After months of discussion in the news about the many problems with AZ probate law, we are beginning to see a legislative response. At the beginning of the legislative session, in fact, at least three state representatives have already introduced bills that would impact the Arizona Probate Code in a pretty significant way. While none of these bills have been passed into law, the types of provisions they contain offer some insight into changes we can expect to see with Arizona probate law in upcoming months.
Most recently, House Bill 2424 was introduced, which can be read in its entirety here. The proposed bill would change the current state of the law in a couple of noteworthy ways. First, it would establish a probate advocacy council made up of attorneys and members of the public, with the purpose of overseeing Arizona probate activities. The idea seems to be that the council could field complaints from the public, as well as create training standards for judges.
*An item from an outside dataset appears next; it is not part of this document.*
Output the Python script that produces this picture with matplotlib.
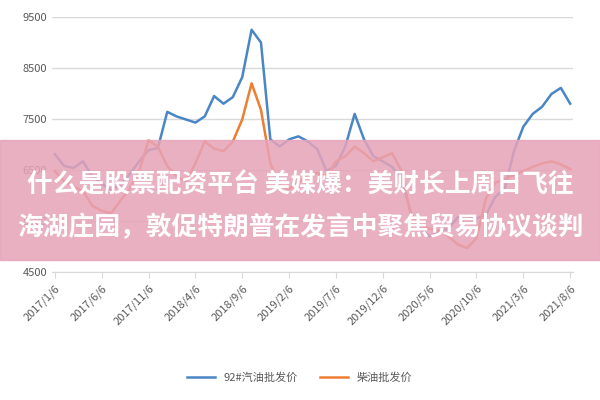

The bigger change that the proposed bill would bring, however, has to do with fiduciaries. Under the proposed bill, anybody appointed to act in a fiduciary position, be that a guardian or conservator, would have to submit a monthly accounting to the court. Further, guardians paid by the hour would be prohibited from earning more than $5,000 per year, and would be forced to resign if they could not maintain a positive working relationship with the ward.
Just to be clear, this is only a proposal; it has not been passed into law by the state legislature. There are presently other bills before the legislature, and we are likely to see more proposals as well before any bills are finally voted on. Nevertheless, the legislative interest seems to clearly indicate that a change in AZ probate law is underway.